Archetypal Resonance
The Magician Archetype is the sovereign of this realm. Not the Shadow Magician who manipulates appearances, but the true Alchemist who works with prima materia—the raw, chaotic, dark substance of potential. The somatic echo of darkness is the Magician’s laboratory, the nigredo or blackening phase where all certainties are dissolved. This archetype does not flee the dark; it understands that vision is born from a dialogue with the unseen. Its core energy is transformation, and its alchemical potential lies precisely in its willingness to endure the dissolution of form (the darkness) to perceive the hidden patterns and connections (the light within the dark) that allow for conscious re-creation. The Magician knows that to bring something new into being, one must first dwell comfortably in the nothingness from which it will emerge.
The Alchemical Process
The alchemical transmutation of darkness is called Solutio—dissolution. The intense psychological heat and pressure required is the courage to stop generating light. It is the active, agonizing surrender of the ego’s need to know, to label, to fix. You must let the known world—your identity, your narratives, your solutions—be dissolved in this black solvent. The terror is the feeling of annihilation; the grief is for the loss of the familiar self.
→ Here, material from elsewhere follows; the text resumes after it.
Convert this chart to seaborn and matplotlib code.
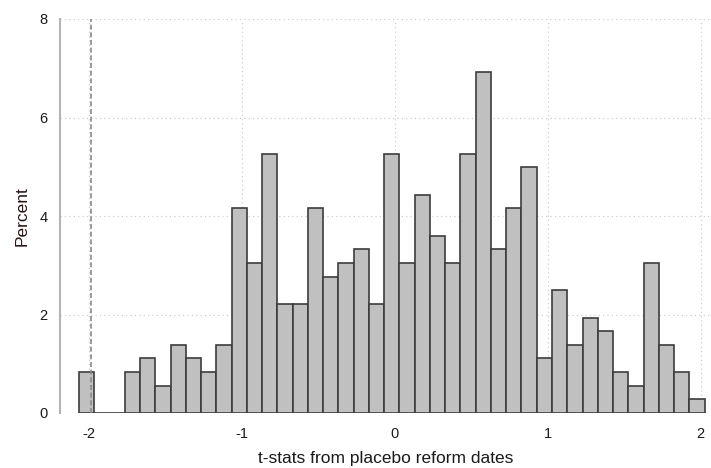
import numpy as np
import pandas as pd
import matplotlib
matplotlib.use("Agg")
import matplotlib.pyplot as plt
import seaborn as sns

# Histogram of placebo t-statistics: 41 equal-width bins spanning the observed range
t_min = -2.068
t_max = 2.026
n_bins = 41

# Observations per bin (361 placebo dates in total)
bin_counts = [3, 0, 0, 3, 4, 2, 5, 4, 3, 5,
              15, 11, 19, 8, 8, 15, 10, 11, 12, 8,
              19, 11, 16, 13, 11, 19, 25, 12, 15, 18,
              4, 9, 5, 7, 6, 3, 2, 11, 5, 3, 1]

x_ticks = [-2, -1, 0, 1, 2]
y_ticks = [0, 2, 4, 6, 8]
crit_value = -1.99

edges = np.linspace(t_min, t_max, n_bins + 1)
centers = (edges[:-1] + edges[1:]) / 2
counts = np.array(bin_counts, dtype=float)
df = pd.DataFrame({"tstat": centers, "percent": counts / counts.sum() * 100})

sns.set_style("white")
plt.rcParams["font.family"] = ["Liberation Sans", "DejaVu Sans"]

fig = plt.figure(figsize=(7.11, 4.68), dpi=100)
ax = fig.add_axes([60 / 711, 55 / 468, 651 / 711, 394 / 468])

grid_kw = dict(color="#cfcfcf", linestyle=(0, (1, 2.5)), linewidth=0.9, zorder=0)
for y in y_ticks:
    ax.axhline(y, **grid_kw)
for x in x_ticks:
    ax.axvline(x, **grid_kw)

sns.histplot(data=df, x="tstat", weights="percent", bins=n_bins,
             binrange=(t_min, t_max), stat="count",
             color="#c0c0c0", edgecolor="#3c3c3c", linewidth=1.2, alpha=1.0,
             ax=ax, zorder=2)

ax.axvline(crit_value, color="#8a8a8a", linestyle=(0, (3, 1.6)),
           linewidth=1.2, zorder=3)

ax.set_xlim(-2.192, 2.068)
ax.set_ylim(0, 8)
ax.set_xticks(x_ticks)
ax.set_yticks(y_ticks)
ax.set_xticklabels([str(v) for v in x_ticks])
ax.set_yticklabels([str(v) for v in y_ticks])

for side in ["top", "right", "bottom"]:
    ax.spines[side].set_visible(False)
ax.spines["left"].set_color("#b4b4b4")
ax.spines["left"].set_linewidth(1.5)

ax.tick_params(axis="y", length=6, width=1.2, color="#b4b4b4",
               labelsize=10.5, labelcolor="#1a1a1a", pad=3)
ax.tick_params(axis="x", length=5, width=1.0, color="#b4b4b4",
               labelsize=10.5, labelcolor="#1a1a1a", pad=5, direction="out")

ax.set_xlabel("t-stats from placebo reform dates", fontsize=12.5,
              color="#1a1a1a", labelpad=7)
ax.set_ylabel("Percent", fontsize=12.5, color="#2a1515", labelpad=7)

fig.savefig("out.png", dpi=100)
The process is not about fighting to see, but about allowing your eyes to adjust. In that adjustment, a paradox emerges: the darkness begins to differentiate. It is not a uniform blanket, but a field of varying densities, currents, and subtle luminescences. What was “nothing” becomes a teeming, structured “something.” The sovereignty gained is night-vision: the ability to navigate the depths of your own being without the crutch of borrowed light, to find direction by the pull of your own psychic gravity.

The Integration Protocol
Question 1: When have I mistaken the absence of external guidance for absolute emptiness, and what might be quietly forming in that perceived void?
Question 2: Which part of me is most terrified of this darkness, and what is it afraid will happen if it stops producing its own light?
Question 3: If this darkness is not a prison but a womb, what is the quality of the silence here, and what might it be preparing to birth?
Action 1 (Somatic Grounding): For five minutes in a dark room, place your hands on your lower abdomen. Breathe into that space, not trying to visualize, but to feel the quality of the darkness inside you. Is it cold or warm? Dense or spacious? Static or swirling? Let the description be purely somatic, not symbolic.
Action 2 (Unstructured Writing): Set a timer for 10 minutes. Write with your non-dominant hand (or with your eyes closed) starting with the sentence: "In the dark, I am..." Do not lift the pen or judge the output. The goal is illegible scribble, childish phrasing, and raw, unedited flow from the depth.
Action 3 (Ritual of Containment): Find a small, opaque container (a box, a jar). Each evening for a week, whisper one fear, one unresolved thought, or one memory that feels "in the dark" into the container and seal it. On the seventh night, take the container to a natural setting (a park, your yard) and open it, not to release the contents, but to acknowledge they are now held by a darkness larger than your own.
Final Validation
To dream of true darkness is to be invited into the most demanding and sacred apprenticeship of the soul. It is not a sign of failure, but a testament to your psyche’s courage to approach the frontier of the unknown. The disorientation is real; the fear is valid. This is the cost of admission to a realm where you are not who you think you are, but so much more. You are being asked to trade the comfortable, familiar light of the porch for the profound, sovereign vision that can only be earned in the boundless night. Here, in the fertile void, you do not find answers. You become the one who no longer needs them.